En el extrañísimo caso de Sandro Rosell y su prisión preventiva se ha colado de rondón un subtema que permite reflexionar sobre la farisea relación entre el Derecho y la vida humana.

Resulta que a lo mejor se produjo un tráfico ilegal de hígado humano en beneficio de Eric Abidal. O no. El caso concreto importa mucho menos que comprobar cómo se enfrenta el ordenamiento de cada país al hecho cierto de que las personas hacen cuanto está en su mano para sobrevivir (en su mano, y en su naturaleza, porque si no, ¿qué sentido tendría todo el movimiento eutanásico, que pretende endilgar a un tercero la responsabilidad de acabar con quien no se siente a gusto en este mundo y no puede o no se atreve a suicidarse?).

Trasplantar hígados no es ilegal. ¡Ojalá mi padre hubiese llegado a tiempo para que los protocolos y su deterioro no lo expulsaran de la lista de espera! Lo que es ilegal, se dice, es pagar por ello. Sin embargo, es evidente que el dinero puede comprar mil cosas equiparables a un órgano, que facilitan la vida e incluso la alargan. Como tendencia, la esperanza de vida (que no su felicidad, que quede claro) es inversamente proporcional al poder adquisitivo. Pero a esa obviedad se añaden muchas otras circunstancias en las que la vida acaba teniendo un precio tasable; una de ellas son los trasplantes, pero no es la primera ni la única: ¿o es que no se tiene más o menos rápidamente acceso a un diagnóstico médico cuando se paga una buena prima de seguro? ¿O es que no se evita el “síndrome de la clase turista cuando se viaja cómodamente en primera? ¿O es que no nos han dicho mil veces que lo ecológico es más saludable, aunque una de sus manzanas cueste cuatro veces más que la del supermercado y se haya descubierto la mega trola que hay detrás de ese negocio?

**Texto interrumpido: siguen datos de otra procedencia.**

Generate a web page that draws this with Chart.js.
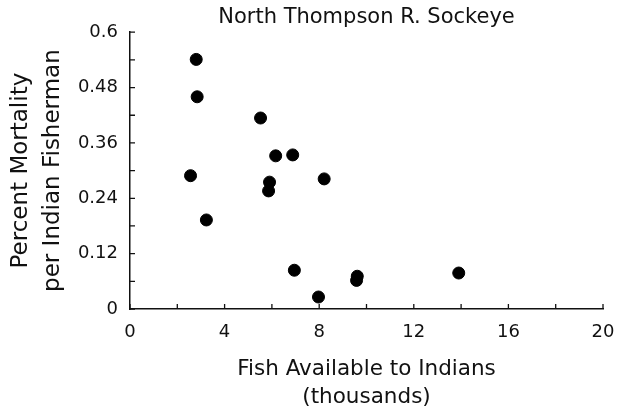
<!DOCTYPE html>
<html lang="en">
<head>
  <meta charset="UTF-8" />
  <title>North Thompson R. Sockeye</title>
  <script src="https://cdn.jsdelivr.net/npm/chart.js"></script>
  <style>
    html, body { margin: 0; padding: 0; background: #fff; }
    #wrap { width: 630px; height: 414px; }
  </style>
</head>
<body>
  <div id="wrap"><canvas id="scatterChart" width="630" height="414"></canvas></div>
  <script>
    // values (x in thousands of fish)
    const fishAvailable = [2.80, 2.84, 2.56, 3.23, 5.52, 6.16, 6.88, 5.90, 5.86, 8.21, 6.95, 7.97, 9.61, 9.58, 13.9];
    const mortality     = [0.541, 0.460, 0.289, 0.193, 0.414, 0.332, 0.334, 0.275, 0.256, 0.282, 0.084, 0.026, 0.071, 0.062, 0.078];
    const xTickLabels = ['0', '4', '8', '12', '16', '20'];
    const yTickLabels = ['0', '0.12', '0.24', '0.36', '0.48', '0.6'];

    const ink = '#111';
    const fontFamily = "'DejaVu Sans', sans-serif";

    // ticks in the original point inward, so draw them ourselves
    const inwardTicks = {
      id: 'inwardTicks',
      afterDraw(chart) {
        const { ctx, scales: { x, y } } = chart;
        ctx.save();
        ctx.strokeStyle = ink;
        ctx.lineWidth = 1.3;
        ctx.beginPath();
        x.ticks.forEach(t => {
          const px = x.getPixelForValue(t.value);
          ctx.moveTo(px, y.bottom);
          ctx.lineTo(px, y.bottom - 5);
        });
        y.ticks.forEach(t => {
          const py = y.getPixelForValue(t.value);
          ctx.moveTo(x.left, py);
          ctx.lineTo(x.left + 5, py);
        });
        ctx.stroke();
        ctx.restore();
      }
    };

    const ctx = document.getElementById('scatterChart').getContext('2d');
    new Chart(ctx, {
      type: 'scatter',
      data: {
        datasets: [{
          data: fishAvailable.map((v, i) => ({ x: v, y: mortality[i] })),
          backgroundColor: '#000',
          borderColor: '#000',
          pointRadius: 6,
          pointHoverRadius: 6
        }]
      },
      options: {
        responsive: false,
        animation: false,
        layout: { padding: { left: 0, right: 27, top: 0, bottom: 0 } },
        plugins: {
          legend: { display: false },
          tooltip: { enabled: false },
          title: {
            display: true,
            text: 'North Thompson R. Sockeye',
            fullSize: false,
            color: ink,
            font: { family: fontFamily, size: 21, weight: 'normal', lineHeight: 1.2 },
            padding: { top: 5, bottom: 2 }
          }
        },
        scales: {
          x: {
            type: 'linear',
            min: 0,
            max: 20,
            afterFit(scale) { scale.height = 105; },
            border: { color: ink, width: 1.5 },
            grid: { display: false, drawTicks: false },
            ticks: {
              stepSize: 2,
              autoSkip: false,
              maxRotation: 0,
              padding: 13,
              color: ink,
              font: { family: fontFamily, size: 18 },
              callback: (value) => xTickLabels.includes(String(value)) ? String(value) : ''
            },
            title: {
              display: true,
              text: ['Fish Available to Indians', '(thousands)'],
              color: ink,
              font: { family: fontFamily, size: 21.5, lineHeight: 1.28 },
              padding: { top: 0, bottom: 3 }
            }
          },
          y: {
            type: 'linear',
            min: 0,
            max: 0.6,
            afterFit(scale) { scale.width = 130; },
            border: { color: ink, width: 1.5 },
            grid: { display: false, drawTicks: false },
            ticks: {
              stepSize: 0.06,
              autoSkip: false,
              padding: 12,
              color: ink,
              font: { family: fontFamily, size: 18 },
              callback: (value) => {
                const s = String(Math.round(value * 100) / 100);
                return yTickLabels.includes(s) ? s : '';
              }
            },
            title: {
              display: true,
              text: ['Percent Mortality', 'per Indian Fisherman'],
              color: ink,
              font: { family: fontFamily, size: 23, lineHeight: 1.35 },
              padding: { top: 6, bottom: 0 }
            }
          }
        }
      },
      plugins: [inwardTicks]
    });
  </script>
</body>
</html>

Se comercia con la vida, porque creemos que nuestros deseos son derechos

¿Por qué no se puede pagar por un hígado, si se puede ir a Estados Unidos a comprarle el hijo a una recién parida y, dentro de nada, entre reunión y reunión con Torra, también aquí van a legalizar ese mercado de retoños amparado en el supuesto derecho a ser madre, padre o tertium genus y en la sanísima voluntad de evitar el viaje costoso a los adquirentes? El ser humano está tan en el comercio de las cosas como lo fue durante la larga noche de la esclavitud. Lo único que varía entre la consideración de un esclavo y los hijos de Miguel Bosé (pongan aquí cualquier nombre, no es nada personal contra el genial cantante) son las bonitas fotos de éstos frente a esa historia que nos contó la América abolicionista para distinguir un trabajador de las plantaciones del obrero sin vida propia que protagonizó la primera industrialización. Pero unos y otros son comprables, como lo fueron los niños robados sobre cuyas espaldas arrastramos una ignominia desde el franquismo hasta los años noventa.

Se comercia con la vida, porque creemos que nuestros deseos son derechos. Ahora que será cada vez más fácil que combinemos la carne humana con los nuevos materiales, sustituyendo todo aquello que se nos vaya deteriorando; ahora que nos queda nada para permitir del todo la manipulación genética para evitar la enfermedad, la muerte se irá alargando en el tiempo, y perderá sentido este debate absurdo sobre un hígado ilegal. Pero seguirá siendo relevante, si se confirma el resto de lo que ha salido en la prensa, eso que no tiene relación alguna con el dinero, porque no se puede comprar: qué nivel de gratitud somos capaces de albergar.